NASA has been preparing for the end of the shuttle program and a downsized astronaut corps since January 2004, nearly a year after the Columbia disaster, when the orbiter broke up on reentry, killing its seven-member crew. At the time, President George W. Bush unveiled his vision for space exploration. It called for terminating the shuttle program in 2010, an end to US involvement in the ISS in 2015, and the development of two rockets, one of which could deliver a crew of four to low-Earth orbit by 2014.

To bridge the gap between the shuttle program's end and the first launch of the next generation of rockets, dubbed Ares 1, NASA bought seats on Russia's Soyuz craft to deliver US crews to the space station. The plan also envisioned US boots on the moon once again by 2020.

Now that day, if it comes at all, has been pushed still further into the future under President Obama's controversial effort to establish a US space program that is financially "sustainable." Astronauts will ride to space on Russian capsules longer than President Bush had envisioned. The United States will remain part of the space-station partnership at least through 2020. And the agency aims to build a single rocket before the decade is out that can make the trip to the space station as well as send astronauts to more distant destinations after 2020 – an asteroid, the moon, and eventually Mars. Even then, explorer-astronauts for those types of trips would likely be far fewer in number than even a space-station-only corps.
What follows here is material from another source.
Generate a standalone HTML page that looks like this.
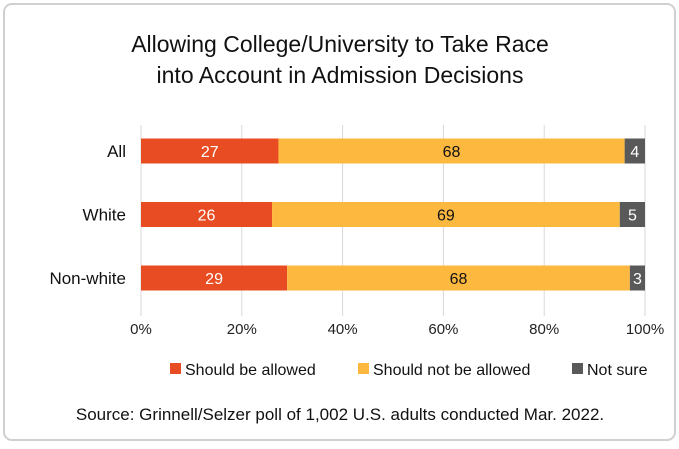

In short, astronauts will be seeing far fewer mug shots on Tim's wall. From a peak of more than 100 active astronauts in 2000, the number now stands at 65. The astronaut candidate class of 1996, which included Whitson as well as the current shuttle mission's commander, Mark Kelly, saw 35 people competing to make the corps, in addition to 11 would-be space farers from other nations partnering with the US on the space station. In 2009, the agency accepted just nine men and women (out of 3,500 applicants) for the two-year astronaut basic training program.